Saturday, August 29, 2015

Current optimization of wireless measurement sensors - part 3

After the previous post, I'm now satisfied with the current consumption of the measurement process. There however still remain a lot of things to optimize in the radio communication. See figure 1.
Figure 1. Current usage obtained in previous post. Smaller spikes are due to measurement while larger spikes are due to measurement and communication. Communication power consumption is targeted in this post.
The communication consists of transmitting the data and waiting to receive an acknowledgement of the data. Currently the processor remains active during transmission and the completion of the transmission is polled. The processor should be put in low clock frequency idle and a transmission complete interrupt should be used to wake to processor up. After transmission, while waiting for the acknowledgement, the processor currently also polls the radio for received data until time out. Here also the processor should be put to low clock frequency idle and a packet received interrupt as well as a timer interrupt for the time out should be used to wake the processor up. The time out value should also be made as short as possible. This requires some optimization also on the sink node side, to minimize the time required to transmit an acknowledgement.
Figure 2. Current consumption after implementing optimizations. Communication current consumption has reduced by one third. Wow.
After implementing the idle mode optimizations, the current profile is as shown in figure 2. The height of the communication current peak has reduced by one third. This is far more significant than I anticipated. The average current dropped by 7% percent, which gives a hypothetical battery life of 20.4 years (on CR2032 @ 250mAh). The time out optimization however still remains to be done.
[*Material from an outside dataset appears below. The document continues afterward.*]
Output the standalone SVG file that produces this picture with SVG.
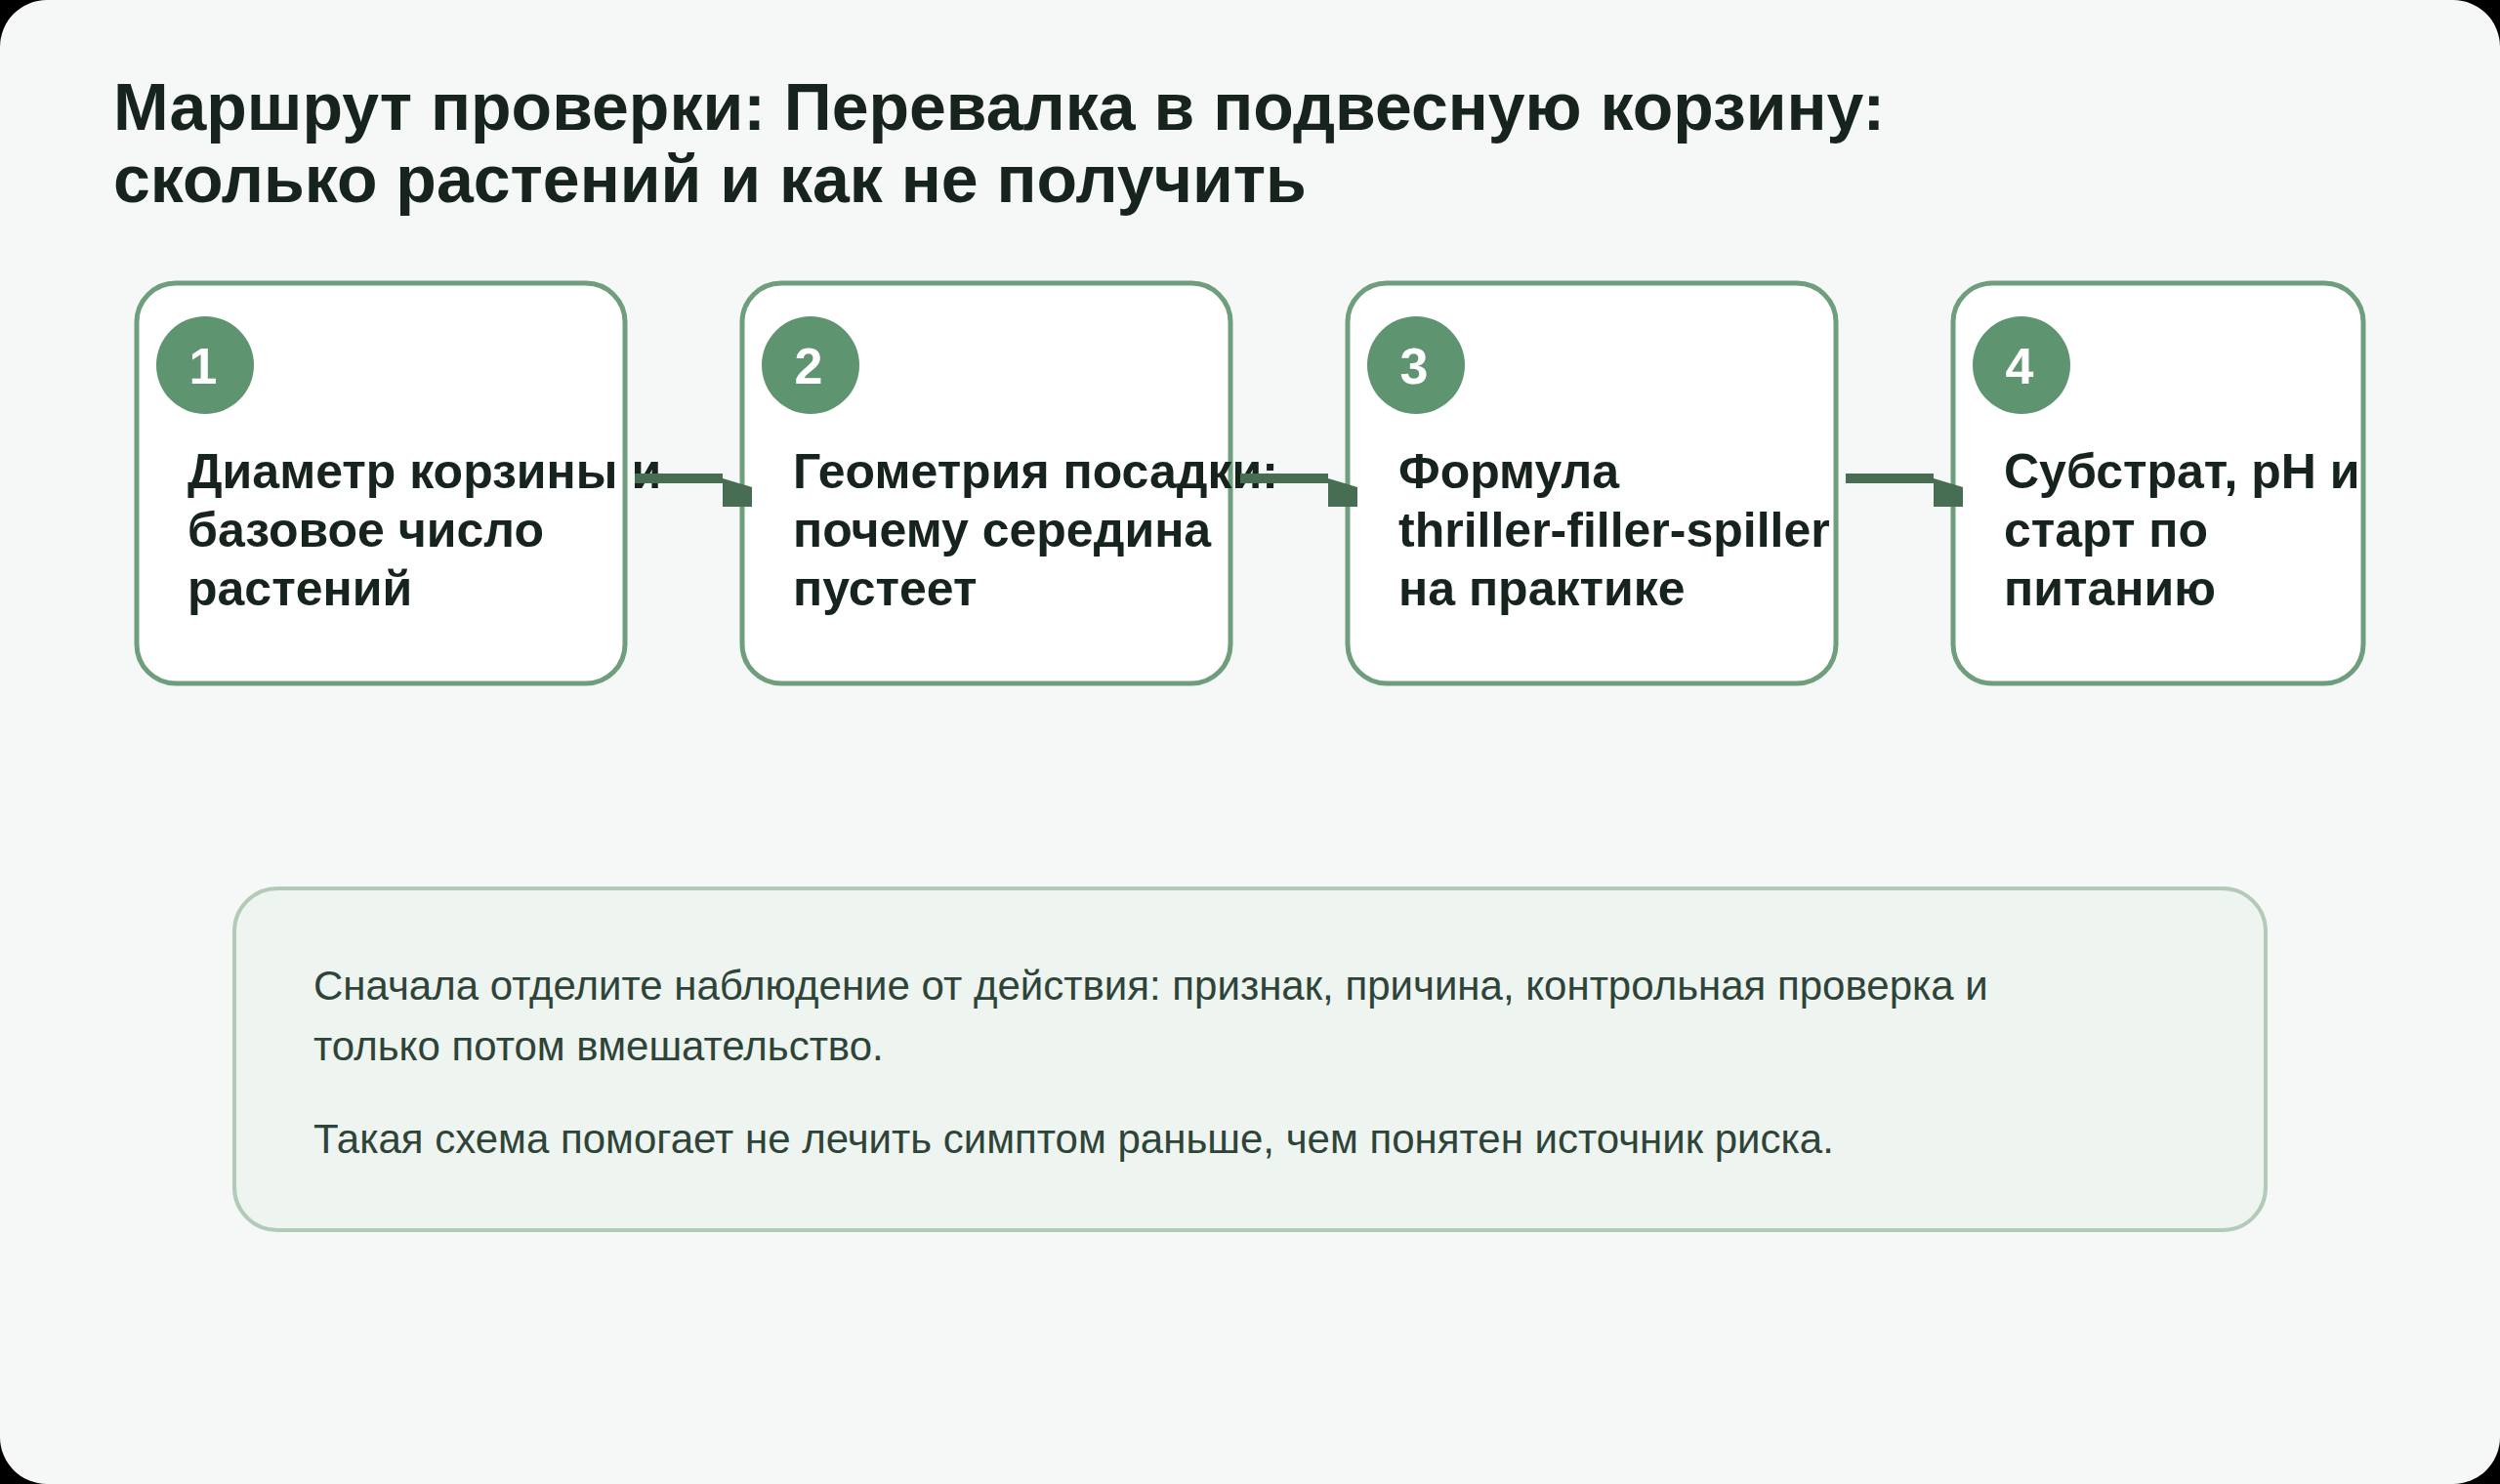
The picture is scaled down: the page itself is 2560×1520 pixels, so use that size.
<svg xmlns="http://www.w3.org/2000/svg" width="2560" height="1520" viewBox="0 0 2560 1520">
  <style>
    .title { font-family: "Liberation Sans", Arial, sans-serif; font-weight: bold; font-size: 68px; fill: #17241d; }
    .card { fill: #ffffff; stroke: #6f9e7c; stroke-width: 5; }
    .badge { fill: #5f9470; }
    .num { font-family: "Liberation Sans", Arial, sans-serif; font-weight: bold; font-size: 52px; fill: #ffffff; text-anchor: middle; }
    .label { font-family: "Liberation Sans", Arial, sans-serif; font-weight: bold; font-size: 50px; fill: #17241d; }
    .edge { fill: none; stroke: #476e53; stroke-width: 10; }
    .note { fill: #eef4f0; stroke: #b2cbb9; stroke-width: 4; }
    .notetext { font-family: "Liberation Sans", Arial, sans-serif; font-size: 42px; fill: #2f4438; }
  </style>
  <defs>
    <marker id="head" markerUnits="userSpaceOnUse" markerWidth="30" markerHeight="30" refX="0" refY="0" orient="auto" overflow="visible">
      <path d="M0,0 L30,9 L30,29 L0,29 Z" fill="#476e53"/>
    </marker>
  </defs>
  <rect x="0" y="0" width="2560" height="1520" fill="#000000"/>
  <rect x="0" y="0" width="2560" height="1520" rx="48" ry="48" fill="#f6f8f7"/>
  <g id="title">
    <text class="title" x="116" y="133">Маршрут проверки: Перевалка в подвесную корзину:</text>
    <text class="title" x="116" y="207">сколько растений и как не получить</text>
  </g>
  <g id="node1">
    <rect class="card" x="140" y="290" width="500" height="410" rx="40" ry="40"/>
    <circle class="badge" cx="210" cy="374" r="50"/>
    <text class="num" x="208" y="393">1</text>
    <text class="label" x="192" y="500">Диаметр корзины и</text>
    <text class="label" x="192" y="560">базовое число</text>
    <text class="label" x="192" y="620">растений</text>
  </g>
  <g id="node2">
    <rect class="card" x="760" y="290" width="500" height="410" rx="40" ry="40"/>
    <circle class="badge" cx="830" cy="374" r="50"/>
    <text class="num" x="828" y="393">2</text>
    <text class="label" x="812" y="500">Геометрия посадки:</text>
    <text class="label" x="812" y="560">почему середина</text>
    <text class="label" x="812" y="620">пустеет</text>
  </g>
  <g id="node3">
    <rect class="card" x="1380" y="290" width="500" height="410" rx="40" ry="40"/>
    <circle class="badge" cx="1450" cy="374" r="50"/>
    <text class="num" x="1448" y="393">3</text>
    <text class="label" x="1432" y="500">Формула</text>
    <text class="label" x="1432" y="560">thriller-filler-spiller</text>
    <text class="label" x="1432" y="620">на практике</text>
  </g>
  <g id="node4">
    <rect class="card" x="2000" y="290" width="420" height="410" rx="40" ry="40"/>
    <circle class="badge" cx="2070" cy="374" r="50"/>
    <text class="num" x="2068" y="393">4</text>
    <text class="label" x="2052" y="500">Субстрат, pH и</text>
    <text class="label" x="2052" y="560">старт по</text>
    <text class="label" x="2052" y="620">питанию</text>
  </g>
  <g id="connectors">
    <path class="edge" d="M650,490 L740,490" marker-end="url(#head)"/>
    <path class="edge" d="M1270,490 L1360,490" marker-end="url(#head)"/>
    <path class="edge" d="M1890,490 L1980,490" marker-end="url(#head)"/>
  </g>
  <g id="note">
    <rect class="note" x="240" y="910" width="2080" height="350" rx="44" ry="44"/>
    <text class="notetext" x="321" y="1024">Сначала отделите наблюдение от действия: признак, причина, контрольная проверка и</text>
    <text class="notetext" x="321" y="1086">только потом вмешательство.</text>
    <text class="notetext" x="321" y="1181">Такая схема помогает не лечить симптом раньше, чем понятен источник риска.</text>
  </g>
</svg>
While these optimization reduce the amount of current used when communicating, the most effective optimization might still be to just communicate less often by sending more measurements per communication. This has the flip side of having a lower success rate for transmission and thus requiring more retransmissions, which affect the real average current consumption in a non-predictable way. I might research this further later, but as the current consumption is already quite close to the lowest limit set by the power save mode current, the pay off may be very slight.